Lake Mývatn – Hotel Reynjalid
The biggest hotel in the area, Hotel Reynjalid has spacious well-equipped rooms, friendly staff, a great breakfast buffet and excellent dinners in the restaurant – wild mushroom soup, pan-fried Arctic char, Icelandic fish soup, cod with barley, apples and celery root, and liquid chocolate cake.
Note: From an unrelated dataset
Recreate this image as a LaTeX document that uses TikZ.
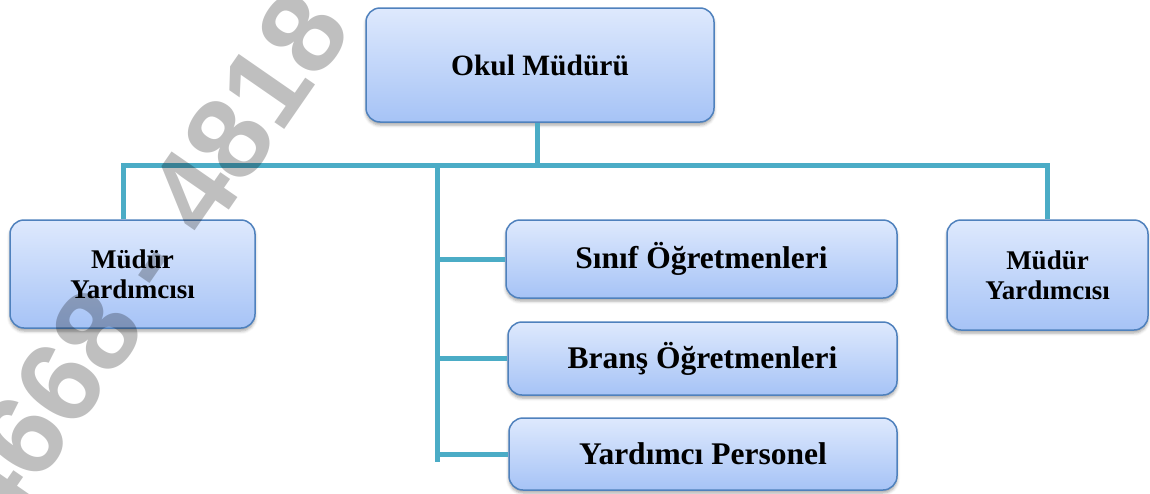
\documentclass[tikz,border=0pt]{standalone}
\usepackage{fontspec}
\setmainfont{Liberation Serif}
\newfontfamily\wmfont{Liberation Sans}
\usetikzlibrary{shadows.blur}
\definecolor{boxtop}{HTML}{DEE9FD}
\definecolor{boxbot}{HTML}{A6C3F6}
\definecolor{boxedge}{HTML}{4F81BD}
\definecolor{conn}{HTML}{4BACC6}
\begin{document}
\begin{tikzpicture}[x=1pt,y=-1pt,
  orgbox/.style={draw=boxedge, line width=1.5pt, rounded corners=14pt,
    top color=boxtop, bottom color=boxbot,
    blur shadow={shadow xshift=0pt, shadow yshift=-3pt, shadow blur radius=3pt, shadow opacity=35},
    inner sep=0pt, align=center, anchor=center},
  toptxt/.style={font=\bfseries\fontsize{29.5}{34}\selectfont},
  bigtxt/.style={font=\bfseries\fontsize{31.5}{36}\selectfont},
  smalltxt/.style={font=\bfseries\fontsize{27}{30}\selectfont},
  link/.style={draw=conn, line width=5pt}]
\useasboundingbox (0,0) rectangle (1150,493);
\clip (0,0) rectangle (1150,493);

% boxes
\node[orgbox, toptxt, minimum width=348pt, minimum height=114pt] (top) at (540,65) {Okul Müdürü};
\node[orgbox, smalltxt, minimum width=245pt, minimum height=108pt] (mL) at (132.5,274) {Müdür\\Yardımcısı};
\node[orgbox, smalltxt, minimum width=201pt, minimum height=110pt] (mR) at (1047.5,275) {Müdür\\Yardımcısı};
\node[orgbox, bigtxt, minimum width=391pt, minimum height=78pt] (s1) at (701.5,259) {Sınıf Öğretmenleri};
\node[orgbox, bigtxt, minimum width=389pt, minimum height=73pt] (s2) at (702.5,358.5) {Branş Öğretmenleri};
\node[orgbox, bigtxt, minimum width=388pt, minimum height=72pt] (s3) at (703,454) {Yardımcı Personel};

% connectors
\coordinate (hL) at (123,165);
\coordinate (hR) at (1047,165);
\coordinate (hT) at (537,165);
\coordinate (sp) at (437,165);
\coordinate (spE) at (437,462);
\draw[link] (hT |- top.south) -- (hT);
\draw[link] (hL |- mL.north) -- (hL) -- (hR) -- (hR |- mR.north);
\draw[link] (sp) -- (spE);
\draw[link] (sp |- s1.west) -- (s1.west);
\draw[link] (sp |- s2.west) -- (s2.west);
\draw[link] (sp |- s3.west) -- (s3.west);

% watermark
\node[rotate=55.3, text=black, text opacity=0.25, inner sep=0pt,
  font=\wmfont\bfseries\fontsize{116.5}{116.5}\selectfont] (wm) at (144.7,261.4)
  {4668 - 4818};
\end{tikzpicture}
\end{document}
Snaefellsness Peninsula – Hotel Búðir
Hotel Búðir must be Iceland’s most romantic hotel. Situated on a windswept, otherwise uninhabited stretch of the Snaefellsness Peninsula, the hotel looks like it’s straight out of a décor magazine with Gothic Victorian-inspired dark walls, quirky framed prints, faux-fur covered ottomans, shelves of National Geographics, leather couches and a stylish bar. The hotel is steps from the beach so you sit at breakfast watching waves crashing and seals swimming in the churning sea. The food here was fantastic, from the wild mushroom soup, cod and potato bake, shellfish soup and skyr with rhubarb compote to the salmon gravadlax for breakfast.
Iceland adventures
You could do a road trip around Iceland and just stop off to take photos and wander around waterfalls, but if you don’t do any of the many activities on offer then you’re missing out on Iceland’s greatest adventures.
Diving
Dive (or snorkel) between the tectonic plates at Silfra in Thingvellir National Park with Dive.is. Their diving instructors are great, and their equipment is top notch and the diving is superb – a truly memorable experience.
Flying
While it’s expensive, a flying sightseeing tour of Iceland is a great way to get perspective on the island’s amazing landscapes. There are a few companies that offer scenic flights; I went with Flightseeing, which offers trips from Reyjkavik, Bakki and Skaftafell.
Glacier trekking
If you want to get on top of a glacier, there are lots of ways to explore Iceland’s icy worlds: dog sledding, snow mobiling, ice climbing or glacier trekking, which I did in Skaftafell National park with Icelandic Mountain Guides.
Horseriding
There are places to horse ride all over the island. I went on a ride with Lysuholl, a family-run horse farm on the Snaefellsness Peninsula.